We had about 20,000 people on the mailing list after Good Feeling, so we decided to start the ball rolling by sending them a postcard with Fran's handwritten lyrics to Writing To Reach You on it, along with the address for the website, which at that point was a one-page site with an e-mail link directly to their studio. The band loved it, because they'd been out of touch with the fans for so long, and it gave them something to do when they were bored with recording.

We decided that we couldn't rely on Radio One to playlist the single and, even if they had, you can't expect that alone to sell the records: Suede had massive airplay this year but their album hasn't really sold. So, because the band couldn't tour in support of the single - they were finishing the album - we webcast a rehearsal instead. It went down an absolute storm. Apparently no one had done it before, and the single went in at 14, their highest-ever placing.
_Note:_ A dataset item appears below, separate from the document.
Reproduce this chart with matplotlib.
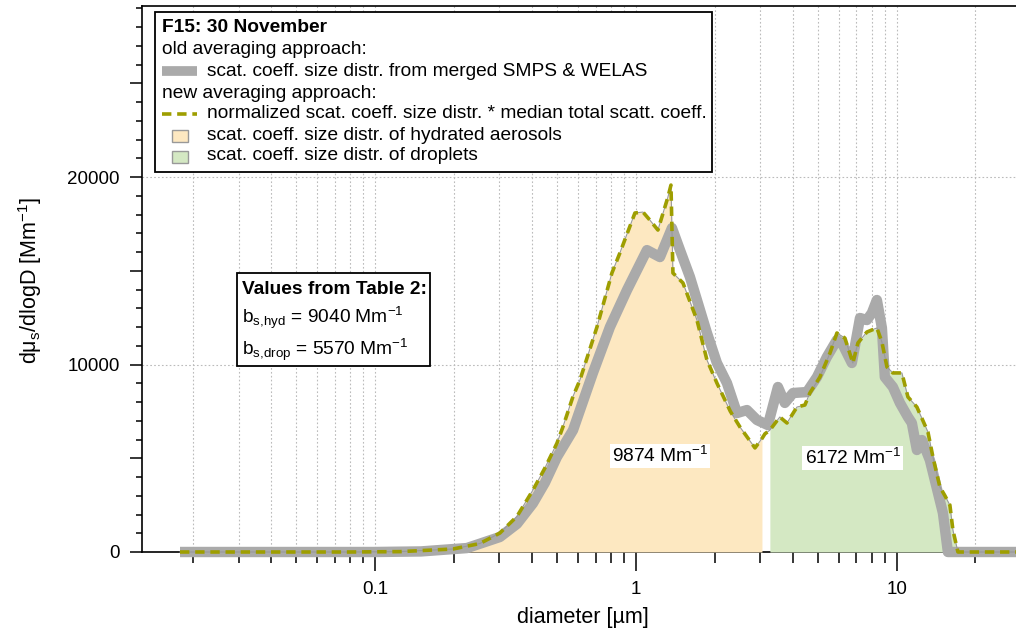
import matplotlib
matplotlib.use('Agg')
import matplotlib.pyplot as plt
import numpy as np
from matplotlib.lines import Line2D
from matplotlib.patches import Rectangle
from matplotlib.ticker import FuncFormatter, NullFormatter

plt.rcParams['font.family'] = ['Liberation Sans', 'DejaVu Sans']
plt.rcParams['mathtext.default'] = 'regular'

# new averaging approach (normalized distr. * median total scatt. coeff.)
diam_new = [0.0179, 0.08, 0.125, 0.199, 0.252, 0.301, 0.350, 0.403, 0.448, 0.498,
            0.525, 0.574, 0.610, 0.709, 0.809, 0.868, 0.991, 1.064, 1.131, 1.214,
            1.326, 1.362, 1.386, 1.514, 1.713, 1.871, 2.043, 2.30, 2.503, 2.858,
            3.04, 3.12, 3.26, 3.47, 3.56, 3.79, 4.14, 4.44, 4.64, 5.07,
            5.54, 5.89, 6.32, 6.78, 7.09, 7.67, 8.38, 8.76, 9.16, 9.65,
            10.45, 11.02, 11.93, 13.15, 13.74, 14.61, 15.28, 15.96, 16.39, 17.13, 30.0]
dsdlogd_new = [0, 0, 20, 160, 450, 1010, 1900, 3300, 4480, 5800,
               6670, 8300, 9170, 12000, 14880, 15950, 18080, 18130, 17700, 17170,
               18930, 19570, 14880, 14350, 12370, 10240, 9010, 7500, 6670, 5550,
               6050, 6300, 6500, 7000, 7200, 6880, 7730, 7840, 8480, 9330,
               10610, 11680, 11410, 10080, 11150, 11730, 11950, 11200, 9870, 9550,
               9550, 8270, 7730, 6400, 5070, 3470, 3000, 2500, 1170, 0, 0]

# old averaging approach (merged SMPS & WELAS)
diam_old = [0.0179, 0.10, 0.15, 0.225, 0.301, 0.350, 0.403, 0.448, 0.498, 0.574,
            0.684, 0.795, 0.924, 1.102, 1.236, 1.374, 1.475, 1.610, 1.713, 1.871,
            2.043, 2.232, 2.438, 2.663, 2.909, 3.204, 3.50, 3.72, 4.00, 4.52,
            4.94, 5.39, 5.89, 6.21, 6.72, 7.22, 7.67, 8.02, 8.38, 8.76,
            8.99, 9.65, 10.27, 11.02, 11.41, 11.93, 12.47, 13.38, 15.01, 15.68, 30.0]
dsdlogd_old = [0, 0, 30, 210, 800, 1500, 2600, 3700, 5070, 6500,
               9550, 12000, 13970, 16100, 15730, 17280, 16100, 14670, 13440, 11680,
               10080, 9010, 7410, 7570, 7040, 6770, 8800, 7950, 8480, 8530,
               9330, 10400, 11310, 11040, 10080, 12480, 12370, 12750, 13440, 11950,
               9330, 8800, 7950, 7200, 6880, 5440, 5970, 4900, 2080, 0, 0]

hyd_max = 3.04
drop_min = 3.26
hyd_integral = 9874
drop_integral = 6172
table_hyd = 9040
table_drop = 5570

gray = '#aaaaaa'
olive = '#9e9e00'
c_hyd = '#fde8c1'
c_drop = '#d4e8c3'

W, H = 1016, 631
fig = plt.figure(figsize=(W / 100, H / 100), dpi=100)


def fx(x):
    return x / W


def fy(y):
    return 1 - y / H


ax = fig.add_axes([fx(142), fy(552), 1 - fx(142), (552 - 6) / H])

dn = np.array(diam_new)
vn = np.array(dsdlogd_new)
ax.fill_between(dn, vn, where=dn <= hyd_max, color=c_hyd, lw=0, zorder=2.6)
ax.fill_between(dn, vn, where=dn >= drop_min, color=c_drop, lw=0, zorder=2.6)
ax.plot(diam_old, dsdlogd_old, color=gray, lw=7.5, solid_joinstyle='round',
        solid_capstyle='butt', zorder=3, clip_on=False)
ax.plot(diam_new, dsdlogd_new, color='#999999', lw=0.8, zorder=3.2, clip_on=False)
ax.plot(diam_new, dsdlogd_new, color=olive, lw=2.6, ls=(0, (2.6, 1.6)),
        zorder=3.4, clip_on=False)

ax.set_xscale('log')
ax.set_xlim(0.0128, 28.6)
ax.set_ylim(0, 29120)

ax.xaxis.set_major_formatter(FuncFormatter(lambda v, p: f'{v:g}'))
ax.xaxis.set_minor_formatter(NullFormatter())
yt = list(range(0, 30000, 5000))
ax.set_yticks(yt)
ax.set_yticklabels([str(v) if v % 10000 == 0 else '' for v in yt])
ax.set_yticks(range(0, 29001, 1000), minor=True)

ax.tick_params(axis='both', which='both', direction='out', width=1.1, labelsize=13.5)
ax.tick_params(axis='x', which='major', length=14, pad=7)
ax.tick_params(axis='x', which='minor', length=8)
ax.tick_params(axis='y', which='major', length=9, pad=7)
ax.tick_params(axis='y', which='minor', length=4.5)

ax.set_axisbelow(True)
ax.grid(True, axis='x', which='both', color='#bbbbbb', lw=0.8, ls=(0, (1.5, 2)))
ax.grid(True, axis='y', which='major', color='#bbbbbb', lw=0.8, ls=(0, (1.5, 2)))
for tick, loc in zip(ax.yaxis.get_major_ticks(), yt):
    if loc % 10000 != 0:
        tick.gridline.set_visible(False)

for s in ['left', 'top', 'bottom']:
    ax.spines[s].set_linewidth(1.2)
ax.spines['right'].set_visible(False)

# integral labels
ax.text(1.236, 5120, f'{hyd_integral} Mm$^{{-1}}$', ha='center', va='center', fontsize=13.8,
        zorder=6, bbox=dict(facecolor='white', edgecolor='none', pad=1.5))
ax.text(6.77, 5010, f'{drop_integral} Mm$^{{-1}}$', ha='center', va='center', fontsize=13.8,
        zorder=6, bbox=dict(facecolor='white', edgecolor='none', pad=1.5))

# axis labels
fig.text(fx(30), fy(280), r'd$\mu_s$/dlogD [Mm$^{-1}$]', rotation=90, ha='center',
         va='center', fontsize=15.5)
fig.text(fx(583), fy(617), 'diameter [µm]', ha='center', va='center', fontsize=15.5)

# legend box
fs = 13.8
fig.add_artist(Rectangle((fx(155), fy(172)), fx(712) - fx(155), fy(12) - fy(172),
                         transform=fig.transFigure, facecolor='white', edgecolor='black',
                         lw=1.3, zorder=5))
fig.text(fx(162), fy(28), 'F15: 30 November', fontweight='bold', va='center', fontsize=fs, zorder=6)
fig.text(fx(162), fy(49), 'old averaging approach:', va='center', fontsize=fs, zorder=6)
fig.add_artist(Line2D([fx(162), fx(197)], [fy(71), fy(71)], transform=fig.transFigure,
                      color=gray, lw=7, solid_capstyle='butt', zorder=6))
fig.text(fx(207), fy(71), 'scat. coeff. size distr. from merged SMPS & WELAS', va='center',
         fontsize=fs, zorder=6)
fig.text(fx(162), fy(93), 'new averaging approach:', va='center', fontsize=fs, zorder=6)
fig.add_artist(Line2D([fx(162), fx(197)], [fy(114), fy(114)], transform=fig.transFigure,
                      color=olive, lw=2.6, ls=(0, (2.6, 1.6)), zorder=6))
fig.text(fx(207), fy(114), 'normalized scat. coeff. size distr. * median total scatt. coeff.',
         va='center', fontsize=fs, zorder=6)
fig.add_artist(Rectangle((fx(172), fy(142)), fx(188) - fx(172), fy(130) - fy(142),
                         transform=fig.transFigure, facecolor=c_hyd, edgecolor='#999999',
                         lw=1, zorder=6))
fig.text(fx(207), fy(135), 'scat. coeff. size distr. of hydrated aerosols', va='center',
         fontsize=fs, zorder=6)
fig.add_artist(Rectangle((fx(172), fy(163)), fx(188) - fx(172), fy(151) - fy(163),
                         transform=fig.transFigure, facecolor=c_drop, edgecolor='#999999',
                         lw=1, zorder=6))
fig.text(fx(207), fy(156), 'scat. coeff. size distr. of droplets', va='center',
         fontsize=fs, zorder=6)

# table values box
fig.add_artist(Rectangle((fx(237), fy(366)), fx(430) - fx(237), fy(273) - fy(366),
                         transform=fig.transFigure, facecolor='white', edgecolor='black',
                         lw=1.3, zorder=5))
fig.text(fx(242), fy(294), 'Values from Table 2:', fontweight='bold', va='baseline',
         fontsize=fs, zorder=6)
fig.text(fx(242), fy(323), f'b$_{{s{{,}}hyd}}$ = {table_hyd} Mm$^{{-1}}$', va='baseline',
         fontsize=fs, zorder=6)
fig.text(fx(242), fy(355), f'b$_{{s{{,}}drop}}$ = {table_drop} Mm$^{{-1}}$', va='baseline',
         fontsize=fs, zorder=6)

fig.savefig('out.png', dpi=100)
They've continued to have an interactive relationship with the site, filing a daily tour diary with pictures and popping into the chatroom unannounced. Apart from that, the campaign had a bit of a false start. The comeback gig at King's College was universally slated, but that just spurred on the band to work really hard on giving the album a live feel, which really paid off. The Christmas dates at Glasgow Barrowlands sold out in two hours. The festival dates in the summer were terrific, and the press loved the fact that it rained during Why Does It Always Rain On Me? at Glastonbury. The album itself wasn't brilliantly received, except by Select, but as I pointed out to the band at the time, the last time I read reviews like that was when (What's The Story) Morning Glory came out.